Głównym bohaterem jest oczywiście jak łatwo się domyślić, tytułowy Hobbit. To człowiek, a właściwie istota minimalnych rozmiarów, większy od liliputa i mniejszy od krasnala. Cechuje go nie tylko przesadna momentami pedanteria, ale i inteligencja, spryt, zaradność i wiele więcej. To niezwykle uporządkowany typ, który ma swoje stałe rytuały i raczej nigdy nie zmienia swych upodobań, a wymarzonym dniem jest dla niego ten spędzony na słońcu, w czystym domku i w świętym spokoju.
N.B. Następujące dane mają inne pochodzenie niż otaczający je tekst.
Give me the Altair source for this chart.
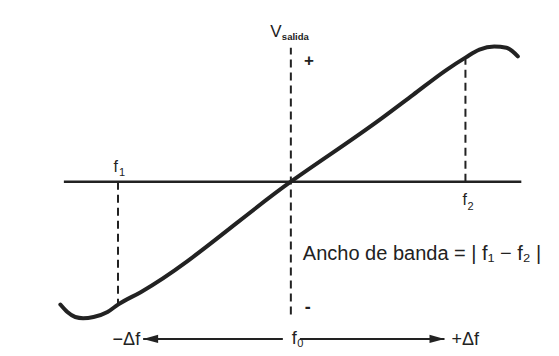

Właśnie tego wszystkiego brakuje mu po zapoznaniu kilku bardzo chaotycznych, hałaśliwych i zwariowanych osobników, krasnali i jednego poczciwego, lecz nie mniej dziwnego maga. Od tej pory Bilbo, tytułowy hobbit, oraz Gandalf i trzynastu nieznośnych krasnali, stają się drużyną wyruszającą na niezwykłą misję. Oczywiście jako że Bilbo nad życie kocha porządek i spokój, niełatwo było namówić go do udziału w podróży. Mimo wszystko, gdy Gandalfowi-czarodziejowi udało się to zrobić, dla Bilbo rozpoczyna się niezwykła przygoda podczas której wiele się nauczył, ale i dowiedział paru ważnych rzeczy o sobie samym.
Nie zdradzę jak kończy się ta historia, choć pewnie wszyscy już to wiedzą. Na pewno nie było nudno, ciągle coś się działo. Książka obfitowała zarówno w zabawne i śmieszne sytuacje i bohaterów, ale i czasami w straszne i wzruszające postaci i wydarzenia, które tylko potęgowały zachwyt czytelnika. Szczerze mogę powiedzieć, że nie było choćby strony, na której wiałoby nudą. Wciągnęłam się od samego początku i to właśnie wykreowanie tak realnego, choć nieprawdziwego świata jest największą zaletą książki Tolkiena. Jest to także jedna z niewielu pozycji, która obfituje w opisy krajobrazów i osób napisanych w ciekawy sposób. To chyba największa zmora wielu osób, nudne opisy. Tutaj z całą pewnością będzie to wasza ulubiona część fabuły.
Nie trzeba chyba nikogo przekonywać do tej powieści i jedyne co mogę powiedzieć, to że naprawdę warto, a nawet trzeba przeczytać "Hobbita" nie tylko jeśli ma się w zamiarze "Władcę pierścieni", ale i w przypadku, gdy chcecie zapoznać się z klasyką gatunku fantasy.